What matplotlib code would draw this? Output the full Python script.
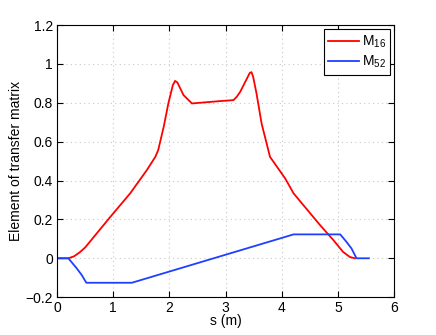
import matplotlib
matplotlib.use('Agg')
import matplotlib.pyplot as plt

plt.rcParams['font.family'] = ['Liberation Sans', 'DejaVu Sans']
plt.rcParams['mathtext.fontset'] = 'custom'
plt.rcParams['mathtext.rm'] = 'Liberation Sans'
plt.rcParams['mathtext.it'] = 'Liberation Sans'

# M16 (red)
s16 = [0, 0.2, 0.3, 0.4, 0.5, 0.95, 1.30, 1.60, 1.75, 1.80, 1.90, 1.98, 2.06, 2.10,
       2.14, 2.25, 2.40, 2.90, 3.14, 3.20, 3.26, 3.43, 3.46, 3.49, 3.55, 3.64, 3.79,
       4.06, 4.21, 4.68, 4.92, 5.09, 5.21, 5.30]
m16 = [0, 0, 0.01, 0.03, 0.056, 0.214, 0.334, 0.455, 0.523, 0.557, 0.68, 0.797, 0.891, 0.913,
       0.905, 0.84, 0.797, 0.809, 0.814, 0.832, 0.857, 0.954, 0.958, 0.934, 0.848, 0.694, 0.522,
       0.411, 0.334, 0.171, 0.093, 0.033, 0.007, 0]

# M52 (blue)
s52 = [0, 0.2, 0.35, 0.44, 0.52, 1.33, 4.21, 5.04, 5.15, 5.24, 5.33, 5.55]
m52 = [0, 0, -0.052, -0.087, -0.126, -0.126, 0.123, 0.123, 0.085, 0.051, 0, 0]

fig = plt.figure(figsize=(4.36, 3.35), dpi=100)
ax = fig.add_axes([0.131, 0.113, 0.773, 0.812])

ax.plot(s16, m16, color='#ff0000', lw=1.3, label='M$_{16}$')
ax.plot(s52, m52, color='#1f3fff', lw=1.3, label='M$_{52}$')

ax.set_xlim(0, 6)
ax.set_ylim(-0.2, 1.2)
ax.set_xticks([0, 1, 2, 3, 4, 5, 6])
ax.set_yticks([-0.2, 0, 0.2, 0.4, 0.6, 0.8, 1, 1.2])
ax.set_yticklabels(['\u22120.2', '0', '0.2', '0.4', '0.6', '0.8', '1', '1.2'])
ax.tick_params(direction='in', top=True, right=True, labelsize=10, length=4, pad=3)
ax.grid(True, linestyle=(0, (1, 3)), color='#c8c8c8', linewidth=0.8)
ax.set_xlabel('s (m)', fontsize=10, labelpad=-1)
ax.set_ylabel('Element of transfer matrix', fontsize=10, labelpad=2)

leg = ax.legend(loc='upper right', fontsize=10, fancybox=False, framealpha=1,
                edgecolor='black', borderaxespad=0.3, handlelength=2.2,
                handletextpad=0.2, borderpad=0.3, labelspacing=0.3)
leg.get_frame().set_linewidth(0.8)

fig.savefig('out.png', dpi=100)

*****

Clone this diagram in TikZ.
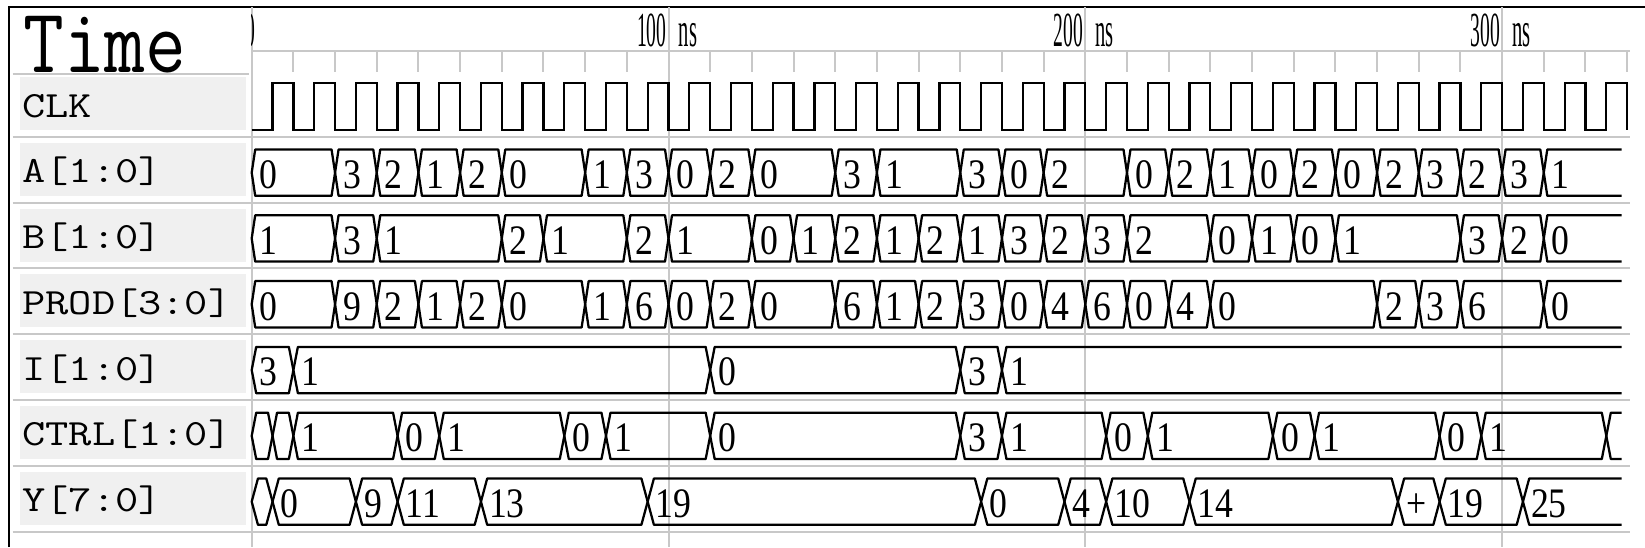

*****

**Given task:** From the listing above, restate verbatim the lines running from the one with "What matplotlib code" through the one with "import matplotlib.pyplot as plt", inclusive, but not the pictures.

**Finished task:**
What matplotlib code would draw this? Output the full Python script.
import matplotlib
matplotlib.use('Agg')
import matplotlib.pyplot as plt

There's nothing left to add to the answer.